Les étudiants veulent apprendre le français. Je leur enseigne les bases. (De studenten willen Frans leren. Ik leer hen de basis.)
Les enfants aiment jouer dehors. Nous leur avons construit une cabane. (De kinderen spelen graag buiten. We hebben een hut voor hen gebouwd.)
Verwarrende Situaties en Veelgemaakte Fouten
Een veelvoorkomende fout is het verwarren van lui en leur in zinnen waar het aantal objecten niet duidelijk is. Het is belangrijk om altijd te controleren of het object enkelvoudig of meervoudig is voordat je het juiste voornaamwoord kiest.
Je parle à mon ami. Je lui ai donné le livre. (Ik spreek met mijn vriend. Ik heb hem het boek gegeven.)
Fout: Je leur ai donné le livre. (Incorrect als je naar één vriend verwijst.)
Je parle à mes amis. Je leur ai donné le livre. (Ik spreek met mijn vrienden. Ik heb hen het boek gegeven.)
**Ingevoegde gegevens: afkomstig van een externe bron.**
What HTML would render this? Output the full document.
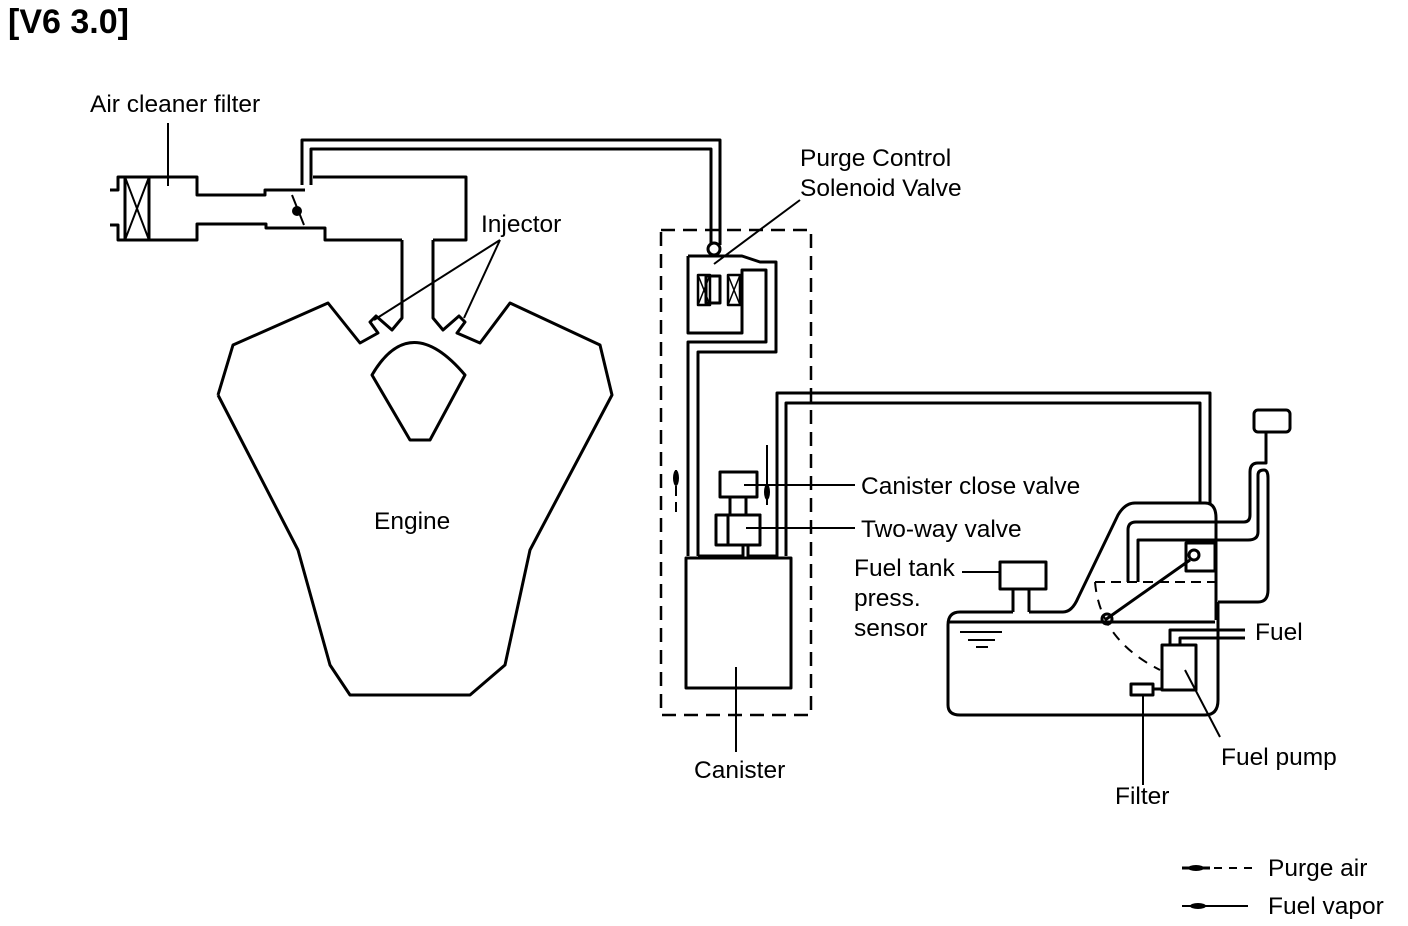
<!DOCTYPE html>
<html><head><meta charset="utf-8"><style>
html,body{margin:0;padding:0;background:#fff;}
svg{display:block;}
text{font-family:"Liberation Sans",Arial,sans-serif;font-size:24.5px;fill:#000;}
</style></head><body>
<svg width="1408" height="926" viewBox="0 0 1408 926" xmlns="http://www.w3.org/2000/svg">
<g fill="none" stroke="#000" stroke-width="3" stroke-linejoin="round">
<!-- air cleaner -->
<path d="M110,190 H118 V177 H197 V195 H265 V190 H305 M110,225 H118 V240 H197 V224 H266 V228 H325 V240 H402"/>
<path d="M313,177 H466 V240 H433"/>
<rect x="125" y="177" width="24" height="63"/>
<path d="M125,177 L149,240 M149,177 L125,240" stroke-width="2"/>
<line x1="168" y1="123" x2="168" y2="186" stroke-width="2"/>
<path d="M292,195 L304,225" stroke-width="2"/>
<circle cx="297" cy="211" r="5" fill="#000" stroke="none"/>
<!-- purge pipe -->
<path d="M302,185 V140 H720 V245"/>
<path d="M311,185 V149 H711 V245"/>
<!-- engine -->
<path d="M218,395 L233,345 L328,303 L360,343 L378,333 L370,322 L376,316 L392,330 L402,318 V240"/>
<path d="M433,240 V318 L443,330 L459,316 L465,322 L457,333 L480,343 L510,303 L600,345 L612,395 L530,550 L505,665 L470,695 L350,695 L330,665 L298,550 L218,395"/>
<path d="M372,375 Q410,310 465,375 L430,440 H410 Z"/>
<line x1="374" y1="320" x2="500" y2="240" stroke-width="2"/>
<line x1="464" y1="318" x2="500" y2="240" stroke-width="2"/>
<!-- canister dashed box -->
<rect x="661" y="230" width="150" height="485" stroke-dasharray="14,8" stroke-width="2.5"/>
<!-- solenoid -->
<path d="M688,256 H742 L760,262 H776 V352 H698 V556"/>
<path d="M688,256 V333 H742 V270 H766 V342 H688 V556"/>
<rect x="698" y="275" width="12" height="30" stroke-width="2.5"/>
<rect x="706" y="276" width="14" height="27"/>
<rect x="728" y="275" width="12" height="30" stroke-width="2.5"/>
<path d="M698,275 L710,305 M710,275 L698,305 M728,275 L740,305 M740,275 L728,305" stroke-width="1.5"/>
<circle cx="714" cy="249" r="6"/>
<line x1="714" y1="264" x2="800" y2="200" stroke-width="2"/>
<!-- canister -->
<rect x="686" y="558" width="105" height="130"/>
<path d="M698,556 H743 V545 H728 V515 H760 V545 H748 V556 H777 V393 H1210 V503"/>
<path d="M786,556 V403 H1200 V503"/>
<rect x="720" y="472" width="37" height="25"/>
<rect x="730" y="497" width="16" height="18"/>
<rect x="716" y="515" width="44" height="30"/>
<line x1="744" y1="485" x2="855" y2="485" stroke-width="2"/>
<line x1="746" y1="528" x2="855" y2="528" stroke-width="2"/>
<line x1="736" y1="667" x2="736" y2="752" stroke-width="2"/>
<path d="M767,445 V505" stroke-width="2"/>
<path d="M676,470 V515" stroke-width="2" stroke-dasharray="10,6"/>
<!-- tank -->
<path d="M1013,612 H960 Q948,612 948,625 V705 Q948,715 960,715 H1205 Q1218,715 1218,700 V602"/>
<path d="M1029,612 H1063 Q1072,612 1078,598 L1118,515 Q1125,503 1135,503 H1205 Q1216,503 1216,518 V620"/>
<path d="M1013,612 V588 M1029,612 V588"/>
<rect x="1000" y="562" width="46" height="27"/>
<line x1="962" y1="572" x2="1000" y2="572" stroke-width="2"/>
<line x1="948" y1="622" x2="1215" y2="622"/>
<path d="M960,632 H1002 M968,640 H995 M976,647 H988" stroke-width="2"/>
<path d="M1128,582 V530 Q1128,522 1136,522 H1244 Q1250,522 1250,515 V472 Q1250,463 1258,463 H1266 V432"/>
<path d="M1138,582 V540 H1248 Q1258,540 1258,532 V475 Q1258,470 1264,470 Q1268,470 1268,478 V590 Q1268,602 1258,602 H1218"/>
<rect x="1254" y="410" width="36" height="22" rx="4"/>
<path d="M1095,582 H1218" stroke-dasharray="10,6" stroke-width="2"/>
<rect x="1186" y="543" width="29" height="28"/>
<circle cx="1194" cy="555" r="5"/>
<line x1="1105" y1="620" x2="1190" y2="560"/>
<circle cx="1107" cy="619" r="5"/>
<path d="M1095,582 Q1100,640 1160,670" stroke-dasharray="10,8" stroke-width="2"/>
<rect x="1162" y="645" width="34" height="45"/>
<path d="M1170,645 V630 H1245 M1180,645 V638 H1245"/>
<rect x="1131" y="684" width="22" height="11"/>
<path d="M1153,689 H1162"/>
<line x1="1143" y1="695" x2="1143" y2="785" stroke-width="2"/>
<line x1="1185" y1="670" x2="1220" y2="737" stroke-width="2"/>
<!-- legend -->
<path d="M1182,868 H1210" stroke-width="3"/>
<path d="M1214,868 H1252" stroke-dasharray="8,7" stroke-width="2"/>
<path d="M1182,906 H1248" stroke-width="2"/>
</g>
<ellipse cx="1196" cy="868" rx="8" ry="3" fill="#000"/>
<ellipse cx="1198" cy="906" rx="8" ry="3" fill="#000"/>
<ellipse cx="676" cy="478" rx="3" ry="8" fill="#000"/>
<ellipse cx="767" cy="492" rx="3" ry="8" fill="#000"/>
<text x="8" y="33" style="font-size:34px;font-weight:bold">[V6 3.0]</text>
<text x="90" y="112">Air cleaner filter</text>
<text x="800" y="166">Purge Control</text>
<text x="800" y="196">Solenoid Valve</text>
<text x="481" y="232">Injector</text>
<text x="374" y="529">Engine</text>
<text x="861" y="494">Canister close valve</text>
<text x="861" y="537">Two-way valve</text>
<text x="854" y="576">Fuel tank</text>
<text x="854" y="606">press.</text>
<text x="854" y="636">sensor</text>
<text x="1255" y="640">Fuel</text>
<text x="1221" y="765">Fuel pump</text>
<text x="694" y="778">Canister</text>
<text x="1115" y="804">Filter</text>
<text x="1268" y="876">Purge air</text>
<text x="1268" y="914">Fuel vapor</text>
</svg>
</body></html>
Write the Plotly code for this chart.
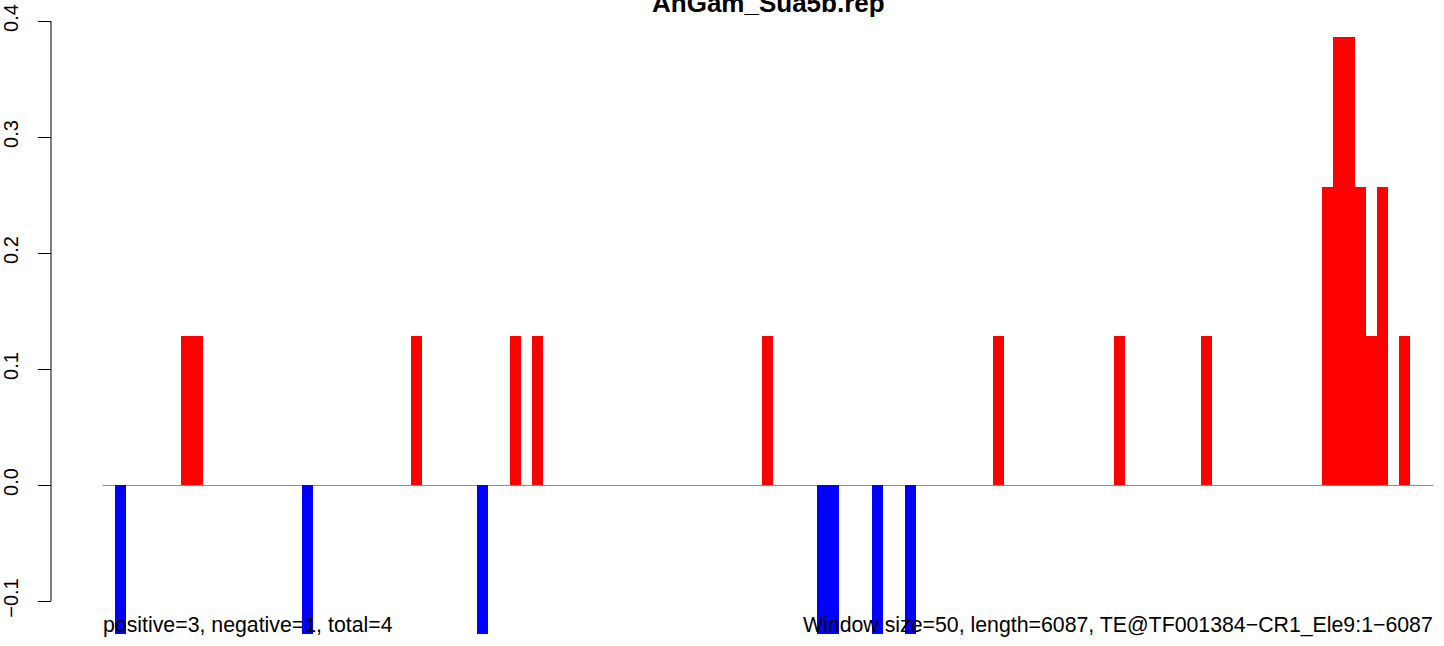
import plotly.graph_objects as go

# ---- data ----
window_size = 50
window_index = [0, 6, 7, 17, 27, 33, 36, 38, 59, 64, 65, 69, 72, 80, 91, 99,
                110, 111, 112, 113, 114, 115, 117]
values = [-0.1286, 0.1286, 0.1286, -0.1286, 0.1286, -0.1286, 0.1286, 0.1286,
          0.1286, -0.1286, -0.1286, -0.1286, -0.1286, 0.1286, 0.1286, 0.1286,
          0.2572, 0.3858, 0.3858, 0.2572, 0.1286, 0.2572, 0.1286]
y_ticks = [-0.1, 0.0, 0.1, 0.2, 0.3, 0.4]
y_tick_labels = ["\u22120.1", "0.0", "0.1", "0.2", "0.3", "0.4"]
title = "AnGam_Sua5b.rep"
left_note = "positive=3, negative=1, total=4"
right_note = "Window size=50, length=6087, TE@TF001384\u2212CR1_Ele9:1\u22126087"

W, H = 1444, 646
FONT = "Liberation Sans, Arial, Helvetica, sans-serif"

centers = [i * window_size + window_size / 2 for i in window_index]
colors = ["#FF0000" if v > 0 else "#0000FF" for v in values]

fig = go.Figure()
fig.add_trace(go.Bar(
    x=centers, y=values, width=[window_size] * len(values),
    marker=dict(color=colors, line=dict(width=0)),
    showlegend=False, hoverinfo="x+y",
))

# pixel geometry of the reference
px_left, px_right = 103, 1433          # plot region (zero line extent)
first_bar_left_px = 115
px_per_unit = 10.974 / window_size
x_range = [(px_left - first_bar_left_px) / px_per_unit,
           (px_right - first_bar_left_px) / px_per_unit]
zero_px = 485
px_per_y = 1160.0
y_range = [-(H - zero_px) / px_per_y, zero_px / px_per_y]
axis_x = 51 / W

fig.update_layout(
    width=W, height=H,
    margin=dict(l=0, r=0, t=0, b=0, autoexpand=False),
    paper_bgcolor="white", plot_bgcolor="rgba(0,0,0,0)",
    font=dict(family=FONT, color="black", size=20),
    bargap=0,
    xaxis=dict(domain=[px_left / W, px_right / W], range=x_range,
               showgrid=False, zeroline=False, showline=False,
               showticklabels=False, ticks="", fixedrange=True,
               automargin=False),
    yaxis=dict(domain=[0, 1], range=y_range,
               anchor="free", position=axis_x, side="left",
               showgrid=False,
               zeroline=True, zerolinecolor="#8C8C8C", zerolinewidth=1,
               showline=False,
               ticks="outside", ticklen=13, tickwidth=1, tickcolor="black",
               tickmode="array", tickvals=y_ticks, ticktext=y_tick_labels,
               tickangle=-90, tickfont=dict(size=20, family=FONT, color="black"),
               ticklabelstandoff=12, fixedrange=True, automargin=False),
    shapes=[
        # R-style axis line spanning only the labelled tick range
        dict(type="line", xref="paper", yref="y",
             x0=axis_x, x1=axis_x, y0=min(y_ticks), y1=max(y_ticks),
             line=dict(color="black", width=1)),
    ],
    annotations=[
        dict(text="<b>" + title + "</b>", xref="paper", yref="paper",
             x=(px_left + px_right) / 2 / W, y=1 - 19.5 / H,
             xanchor="center", yanchor="bottom", showarrow=False,
             font=dict(size=26, family=FONT, color="black")),
        dict(text=left_note, xref="paper", yref="paper",
             x=px_left / W, y=(H - 639) / H, xanchor="left", yanchor="bottom",
             xshift=-2, showarrow=False,
             font=dict(size=21.3, family=FONT, color="black")),
        dict(text=right_note, xref="paper", yref="paper",
             x=px_right / W, y=(H - 639) / H, xanchor="right", yanchor="bottom",
             xshift=2, showarrow=False,
             font=dict(size=21.3, family=FONT, color="black")),
    ],
)

fig.write_html("out.html",
               config={"displayModeBar": False},
               post_script="document.body.style.margin='0';")
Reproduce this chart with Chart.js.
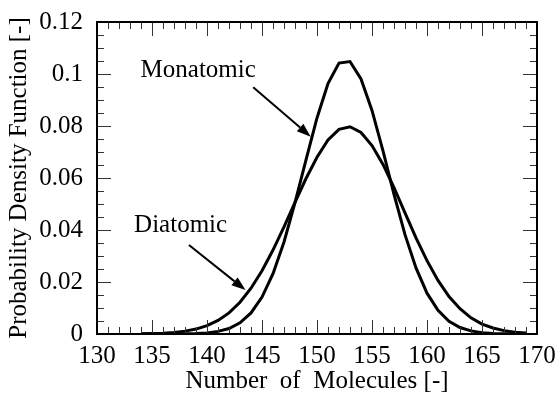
<!DOCTYPE html>
<html>
<head>
<meta charset="utf-8">
<script src="https://cdn.jsdelivr.net/npm/chart.js@4.4.1/dist/chart.umd.min.js"></script>
<style>
  html, body { margin: 0; padding: 0; background: #fff; }
  #wrap { width: 557px; height: 394px; }
</style>
</head>
<body>
<div id="wrap"><canvas id="chart"></canvas></div>
<script>
/* PDF of molecule count — monatomic vs diatomic */

const molecules = [
  134, 135, 136, 137, 138, 139, 140, 141, 142, 143, 144, 145,
  146, 147, 148, 149, 150, 151, 152, 153, 154, 155, 156, 157,
  158, 159, 160, 161, 162, 163, 164, 165, 166, 167, 168, 169,
];

const monatomic = [
  0.0000, 0.0000, 0.0000, 0.0000, 0.0001, 0.0002, 0.0004, 0.0010, 0.0021, 0.0043, 0.0081, 0.0142,
  0.0232, 0.0354, 0.0505, 0.0670, 0.0831, 0.0963, 0.1042, 0.1048, 0.0981, 0.0860, 0.0704, 0.0537,
  0.0382, 0.0254, 0.0157, 0.0091, 0.0049, 0.0025, 0.0012, 0.0005, 0.0002, 0.0001, 0.0000, 0.0000,
];

const diatomic = [
  0.0001, 0.0002, 0.0003, 0.0006, 0.0011, 0.0019, 0.0032, 0.0052, 0.0081, 0.0122, 0.0176, 0.0243,
  0.0323, 0.0412, 0.0506, 0.0598, 0.0680, 0.0746, 0.0787, 0.0797, 0.0775, 0.0725, 0.0652, 0.0563,
  0.0466, 0.0370, 0.0282, 0.0206, 0.0144, 0.0097, 0.0062, 0.0038, 0.0023, 0.0013, 0.0007, 0.0004,
];

const X_MIN = 130, X_MAX = 170, X_MAJOR = 5, X_MINOR = 1;
const Y_MIN = 0, Y_MAX = 0.12, Y_MAJOR = 0.02, Y_MINOR = 0.005;

// labels + arrows, in data coordinates
const notes = [
  { text: "Monatomic", x: 139.2, y: 0.099, fromX: 144.2, fromY: 0.0949, toX: 149.43, toY: 0.0759 },
  { text: "Diatomic", x: 137.6, y: 0.0393, fromX: 138.36, fromY: 0.0342, toX: 143.5, toY: 0.0169 },
];

const SERIF = "'Liberation Serif', 'Times New Roman', Times, serif";

const frameTicks = {
  id: "frameTicks",
  afterDatasetsDraw(chart) {
    const { ctx, chartArea: a, scales: { x, y } } = chart;
    ctx.save();
    ctx.strokeStyle = "#333";
    ctx.lineWidth = 1;
    ctx.beginPath();
    const nx = Math.round((X_MAX - X_MIN) / X_MINOR);
    for (let i = 0; i <= nx; i++) {
      const px = Math.round(x.getPixelForValue(X_MIN + i * X_MINOR)) + 0.5;
      const len = i % Math.round(X_MAJOR / X_MINOR) === 0 ? 14 : 7;
      ctx.moveTo(px, a.bottom); ctx.lineTo(px, a.bottom - len);
      ctx.moveTo(px, a.top); ctx.lineTo(px, a.top + len);
    }
    const ny = Math.round((Y_MAX - Y_MIN) / Y_MINOR);
    for (let i = 0; i <= ny; i++) {
      const py = Math.round(y.getPixelForValue(Y_MIN + i * Y_MINOR)) + 0.5;
      const len = i % Math.round(Y_MAJOR / Y_MINOR) === 0 ? 14 : 7;
      ctx.moveTo(a.left, py); ctx.lineTo(a.left + len, py);
      ctx.moveTo(a.right, py); ctx.lineTo(a.right - len, py);
    }
    ctx.stroke();
    ctx.strokeStyle = "#000";
    ctx.lineWidth = 2;
    ctx.strokeRect(a.left, a.top, a.width, a.height);
    ctx.restore();
  },
  afterDraw(chart) {
    const { ctx, scales: { x, y } } = chart;
    ctx.save();
    ctx.fillStyle = "#000";
    ctx.strokeStyle = "#000";
    ctx.font = "25px " + SERIF;
    ctx.textAlign = "center";
    ctx.textBaseline = "alphabetic";
    for (const n of notes) {
      ctx.fillText(n.text, x.getPixelForValue(n.x), y.getPixelForValue(n.y));
      const x0 = x.getPixelForValue(n.fromX), y0 = y.getPixelForValue(n.fromY);
      const x1 = x.getPixelForValue(n.toX), y1 = y.getPixelForValue(n.toY);
      const ang = Math.atan2(y1 - y0, x1 - x0);
      const head = 14, half = 5;
      const bx = x1 - head * Math.cos(ang), by = y1 - head * Math.sin(ang);
      ctx.lineWidth = 2;
      ctx.beginPath();
      ctx.moveTo(x0, y0);
      ctx.lineTo(bx, by);
      ctx.stroke();
      ctx.beginPath();
      ctx.moveTo(x1, y1);
      ctx.lineTo(bx + half * Math.sin(ang), by - half * Math.cos(ang));
      ctx.lineTo(bx - half * Math.sin(ang), by + half * Math.cos(ang));
      ctx.closePath();
      ctx.fill();
    }
    ctx.restore();
  },
};

const series = (data) => ({
  data: molecules.map((m, i) => ({ x: m, y: data[i] })),
  borderColor: "#000",
  borderWidth: 3,
  pointRadius: 0,
  tension: 0,
  fill: false,
});

new Chart(document.getElementById("chart"), {
  type: "line",
  data: { datasets: [series(monatomic), series(diatomic)] },
  options: {
    responsive: true,
    maintainAspectRatio: false,
    animation: false,
    layout: { padding: { top: 22, right: 20, left: 0, bottom: 0 } },
    plugins: { legend: { display: false }, tooltip: { enabled: false } },
    scales: {
      x: {
        type: "linear",
        min: X_MIN,
        max: X_MAX,
        grid: { display: false, drawTicks: false },
        border: { display: false },
        ticks: {
          stepSize: X_MAJOR,
          color: "#000",
          padding: 7,
          maxRotation: 0,
          font: { family: SERIF, size: 25 },
        },
        title: {
          display: true,
          text: "Number  of  Molecules [-]",
          color: "#000",
          font: { family: SERIF, size: 25, lineHeight: 1 },
          padding: { top: 0, bottom: 0 },
        },
        afterFit: (s) => {
          s.height = 60;
          s.paddingLeft = 0;
          s.paddingRight = 0;
        },
      },
      y: {
        min: Y_MIN,
        max: Y_MAX,
        grid: { display: false, drawTicks: false },
        border: { display: false },
        ticks: {
          stepSize: Y_MAJOR,
          color: "#000",
          padding: 14,
          font: { family: SERIF, size: 25 },
          callback: (v) => String(parseFloat(v.toFixed(3))),
        },
        title: {
          display: true,
          text: "Probability Density Function [-]",
          color: "#000",
          font: { family: SERIF, size: 25, lineHeight: 1 },
          padding: { top: 7, bottom: 0 },
        },
        afterFit: (s) => {
          s.width = 97;
          s.paddingTop = 0;
          s.paddingBottom = 0;
        },
      },
    },
  },
  plugins: [frameTicks],
});
</script>
</body>
</html>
Fout: Je lui ai donné le livre. (Incorrect als je naar meerdere vrienden verwijst.)
Praktische Oefeningen
Om het gebruik van lui en leur te beheersen, is het nuttig om praktische oefeningen te doen. Probeer zinnen te vertalen waarin je het juiste voornaamwoord moet kiezen, of schrijf je eigen zinnen met behulp van deze voornaamwoorden op basis van verschillende scenario’s.
Les parents vont au cinéma. As-tu déjà donné les billets à eux? Vertaal deze zin en kies het juiste voornaamwoord. Correcte vertaling: Heb je de tickets al aan hen gegeven? Correct voornaamwoord: Je leur ai déjà donné les billets.
Conclusie
Het correct gebruiken van de Franse indirecte voornaamwoorden lui en leur kan in het begin uitdagend zijn, maar door oefening en aandacht voor detail wordt het gemakkelijker. Onthoud dat lui enkelvoudig is en zowel voor mannelijke als vrouwelijke objecten gebruikt kan worden, terwijl leur altijd meervoudig is. Door deze regels consequent toe te passen, zal je Franse taalvaardigheid verbeteren en zul je in staat zijn om nauwkeuriger en effectiever te communiceren.